## Given information:
#####

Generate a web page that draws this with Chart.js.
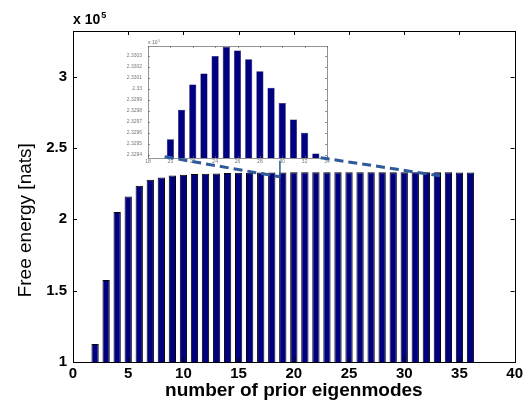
<!DOCTYPE html>
<html>
<head>
<meta charset="utf-8">
<script src="https://cdn.jsdelivr.net/npm/chart.js@4.4.1/dist/chart.umd.min.js"></script>
<style>
  html, body { margin: 0; padding: 0; background: #ffffff; }
  #wrap { position: relative; width: 526px; height: 402px; overflow: hidden; }
  #inset { position: absolute; left: 110px; top: 36px; z-index: 0; }
  #main { position: absolute; left: 0; top: 0; z-index: 1; }
</style>
</head>
<body>
<div id="wrap">
  <canvas id="inset" width="230" height="136"></canvas>
  <canvas id="main" width="526" height="402"></canvas>
</div>
<script>
// ---------------- data (free energy, units of 1e5 nats) ----------------
const earlyModes  = [2, 3, 4, 5, 6, 7, 8, 9, 10, 11, 12, 13, 14, 15, 16, 17, 18, 19];
const earlyValues = [1.126, 1.575, 2.051, 2.160, 2.235, 2.277, 2.293, 2.307, 2.312, 2.317,
                     2.320, 2.322, 2.324, 2.326, 2.327, 2.328, 2.3285, 2.3290];
const insetModes  = [20, 21, 22, 23, 24, 25, 26, 27, 28, 29, 30, 31, 32, 33];
const insetValues = [2.32954, 2.32981, 2.33004, 2.33014, 2.33030, 2.33038, 2.33035,
                     2.33027, 2.33016, 2.33001, 2.32987, 2.32972, 2.32960, 2.32941];
const lateModes   = [34, 35, 36];
const lateValues  = [2.3292, 2.3290, 2.3288];

const modes  = earlyModes.concat(insetModes, lateModes);
const energy = earlyValues.concat(insetValues, lateValues);

// zoom connector lines (main-axis coordinates)
const connectorLeftX  = [8.3, 18.74];
const connectorLeftY  = [2.439, 2.298];
const connectorRightX = [22.43, 33.24];
const connectorRightY = [2.432, 2.305];
const markerX = [18.74, 18.74];
const markerY = [2.41, 2.292];

// tick labels
const xTickValues = [0, 5, 10, 15, 20, 25, 30, 35, 40];
const yTickValues = [1, 1.5, 2, 2.5, 3];
const insetXTickValues = [18, 20, 22, 24, 26, 28, 30, 32, 34];
const insetYTickValues = [2.3294, 2.3295, 2.3296, 2.3297, 2.3298, 2.3299, 2.33, 2.3301, 2.3302, 2.3303];

const xTitle = 'number of prior eigenmodes';
const yTitle = 'Free energy [nats]';
const exponentBase = 'x 10';
const exponentPower = '5';

// ---------------- helpers ----------------
const toPoints = (xs, ys) => xs.map((x, i) => ({ x: x, y: ys[i] }));

const boxTicks = {
  id: 'boxTicks',
  afterDraw(chart, args, o) {
    const ctx = chart.ctx, a = chart.chartArea;
    const xs = chart.scales.x, ys = chart.scales.y;
    ctx.save();
    ctx.strokeStyle = o.color;
    ctx.lineWidth = o.width;
    ctx.beginPath();
    xs.ticks.forEach(t => {
      const p = Math.round(xs.getPixelForValue(t.value)) + 0.5;
      ctx.moveTo(p, a.bottom); ctx.lineTo(p, a.bottom - o.len);
      ctx.moveTo(p, a.top); ctx.lineTo(p, a.top + o.len);
    });
    ys.ticks.forEach(t => {
      const p = Math.round(ys.getPixelForValue(t.value)) + 0.5;
      ctx.moveTo(a.left, p); ctx.lineTo(a.left + o.len, p);
      ctx.moveTo(a.right, p); ctx.lineTo(a.right - o.len, p);
    });
    ctx.stroke();
    ctx.strokeRect(Math.round(a.left) + 0.5, Math.round(a.top) + 0.5,
                   Math.round(a.right - a.left), Math.round(a.bottom - a.top));
    // exponent label
    ctx.fillStyle = o.textColor;
    ctx.textBaseline = 'alphabetic';
    ctx.textAlign = 'left';
    ctx.font = o.expWeight + ' ' + o.expSize + 'px "Liberation Sans", Arial, sans-serif';
    const bx = a.left + o.expDx, by = a.top - o.expDy;
    ctx.fillText(exponentBase, bx, by);
    const w = ctx.measureText(exponentBase).width;
    ctx.font = o.expWeight + ' ' + Math.round(o.expSize * 0.62) + 'px "Liberation Sans", Arial, sans-serif';
    ctx.fillText(exponentPower, bx + w + 1, by - o.expSize * 0.45);
    ctx.restore();
  }
};

const setTicks = (vals) => (scale) => { scale.ticks = vals.map(v => ({ value: v })); };
const fmt = (v) => String(parseFloat(Number(v).toFixed(4)));

// ---------------- inset chart ----------------
new Chart(document.getElementById('inset'), {
  type: 'bar',
  data: {
    datasets: [{
      data: toPoints(insetModes, insetValues),
      backgroundColor: '#000080',
      borderColor: '#000033',
      borderWidth: 0.5,
      barPercentage: 0.64,
      categoryPercentage: 1
    }]
  },
  options: {
    responsive: false,
    animation: false,
    layout: { padding: { left: 0, right: 13, top: 10, bottom: 0 } },
    plugins: {
      legend: { display: false },
      tooltip: { enabled: false },
      boxTicks: { color: '#666', width: 0.7, len: 2, textColor: '#666',
                  expSize: 5, expWeight: 'normal', expDx: 0, expDy: 2 }
    },
    scales: {
      x: {
        type: 'linear', min: 18, max: 34, offset: false,
        afterBuildTicks: setTicks(insetXTickValues),
        ticks: { callback: fmt, font: { size: 5, family: 'Liberation Sans' }, color: '#777', padding: 1, maxRotation: 0, autoSkip: false },
        grid: { display: false, drawTicks: false, offset: false },
        border: { display: false },
        afterFit(s) { s.height = 14; }
      },
      y: {
        type: 'linear', min: 2.32937, max: 2.33039,
        afterBuildTicks: setTicks(insetYTickValues),
        ticks: { callback: fmt, font: { size: 5, family: 'Liberation Sans' }, color: '#777', padding: 6, autoSkip: false },
        grid: { display: false, drawTicks: false },
        border: { display: false },
        afterFit(s) { s.width = 38; }
      }
    }
  },
  plugins: [boxTicks]
});

// ---------------- main chart ----------------
const dashStyle = { type: 'line', borderColor: '#2d5a9a', borderWidth: 3, borderDash: [9, 5],
                    pointRadius: 0, fill: false, tension: 0 };
new Chart(document.getElementById('main'), {
  type: 'bar',
  data: {
    datasets: [
      {
        type: 'bar',
        data: toPoints(modes, energy),
        backgroundColor: '#000080',
        borderColor: '#000000',
        borderWidth: 1,
        barPercentage: 0.66,
        categoryPercentage: 1,
        order: 2
      },
      Object.assign({ data: toPoints(connectorLeftX, connectorLeftY), order: 1 }, dashStyle),
      Object.assign({ data: toPoints(connectorRightX, connectorRightY), order: 1 }, dashStyle),
      { type: 'line', data: toPoints(markerX, markerY), borderColor: '#2d5a9a', borderWidth: 1.5,
        pointRadius: 0, fill: false, order: 1 }
    ]
  },
  options: {
    responsive: false,
    animation: false,
    layout: { padding: { left: 0, right: 9, top: 31, bottom: 0 } },
    plugins: {
      legend: { display: false },
      tooltip: { enabled: false },
      boxTicks: { color: '#000', width: 1, len: 4, textColor: '#000',
                  expSize: 14, expWeight: 'bold', expDx: 0, expDy: 7 }
    },
    scales: {
      x: {
        type: 'linear', min: 0, max: 40, offset: false,
        afterBuildTicks: setTicks(xTickValues),
        ticks: { callback: fmt, font: { size: 15, weight: 'bold', family: 'Liberation Sans' }, color: '#000', padding: 3, maxRotation: 0, autoSkip: false },
        grid: { display: false, drawTicks: false, offset: false },
        border: { display: false },
        title: { display: true, text: xTitle, color: '#000',
                 font: { size: 19, weight: 'bold', family: 'Liberation Sans' }, padding: { top: 0, bottom: 0 } },
        afterFit(s) { s.height = 40; }
      },
      y: {
        type: 'linear', min: 1, max: 3.32,
        afterBuildTicks: setTicks(yTickValues),
        ticks: { callback: fmt, font: { size: 15, weight: 'bold', family: 'Liberation Sans' }, color: '#000', padding: 6, autoSkip: false },
        grid: { display: false, drawTicks: false },
        border: { display: false },
        title: { display: true, text: yTitle + '         ', color: '#000',
                 font: { size: 19, family: 'Liberation Sans' }, padding: { top: 14, bottom: 0 } },
        afterFit(s) { s.width = 73; }
      }
    }
  },
  plugins: [boxTicks]
});
</script>
</body>
</html>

#####

## Stated exercise:
Extract, word for word, each line from the top of the data down to and including the line with "2.3301, 2.3302, 2.3303];"; skip the pictures.

## The reply:
Generate a web page that draws this with Chart.js.
<!DOCTYPE html>
<html>
<head>
<meta charset="utf-8">
<script src="https://cdn.jsdelivr.net/npm/chart.js@4.4.1/dist/chart.umd.min.js"></script>
<style>
  html, body { margin: 0; padding: 0; background: #ffffff; }
  #wrap { position: relative; width: 526px; height: 402px; overflow: hidden; }
  #inset { position: absolute; left: 110px; top: 36px; z-index: 0; }
  #main { position: absolute; left: 0; top: 0; z-index: 1; }
</style>
</head>
<body>
<div id="wrap">
  <canvas id="inset" width="230" height="136"></canvas>
  <canvas id="main" width="526" height="402"></canvas>
</div>
<script>
// ---------------- data (free energy, units of 1e5 nats) ----------------
const earlyModes  = [2, 3, 4, 5, 6, 7, 8, 9, 10, 11, 12, 13, 14, 15, 16, 17, 18, 19];
const earlyValues = [1.126, 1.575, 2.051, 2.160, 2.235, 2.277, 2.293, 2.307, 2.312, 2.317,
                     2.320, 2.322, 2.324, 2.326, 2.327, 2.328, 2.3285, 2.3290];
const insetModes  = [20, 21, 22, 23, 24, 25, 26, 27, 28, 29, 30, 31, 32, 33];
const insetValues = [2.32954, 2.32981, 2.33004, 2.33014, 2.33030, 2.33038, 2.33035,
                     2.33027, 2.33016, 2.33001, 2.32987, 2.32972, 2.32960, 2.32941];
const lateModes   = [34, 35, 36];
const lateValues  = [2.3292, 2.3290, 2.3288];

const modes  = earlyModes.concat(insetModes, lateModes);
const energy = earlyValues.concat(insetValues, lateValues);

// zoom connector lines (main-axis coordinates)
const connectorLeftX  = [8.3, 18.74];
const connectorLeftY  = [2.439, 2.298];
const connectorRightX = [22.43, 33.24];
const connectorRightY = [2.432, 2.305];
const markerX = [18.74, 18.74];
const markerY = [2.41, 2.292];

// tick labels
const xTickValues = [0, 5, 10, 15, 20, 25, 30, 35, 40];
const yTickValues = [1, 1.5, 2, 2.5, 3];
const insetXTickValues = [18, 20, 22, 24, 26, 28, 30, 32, 34];
const insetYTickValues = [2.3294, 2.3295, 2.3296, 2.3297, 2.3298, 2.3299, 2.33, 2.3301, 2.3302, 2.3303];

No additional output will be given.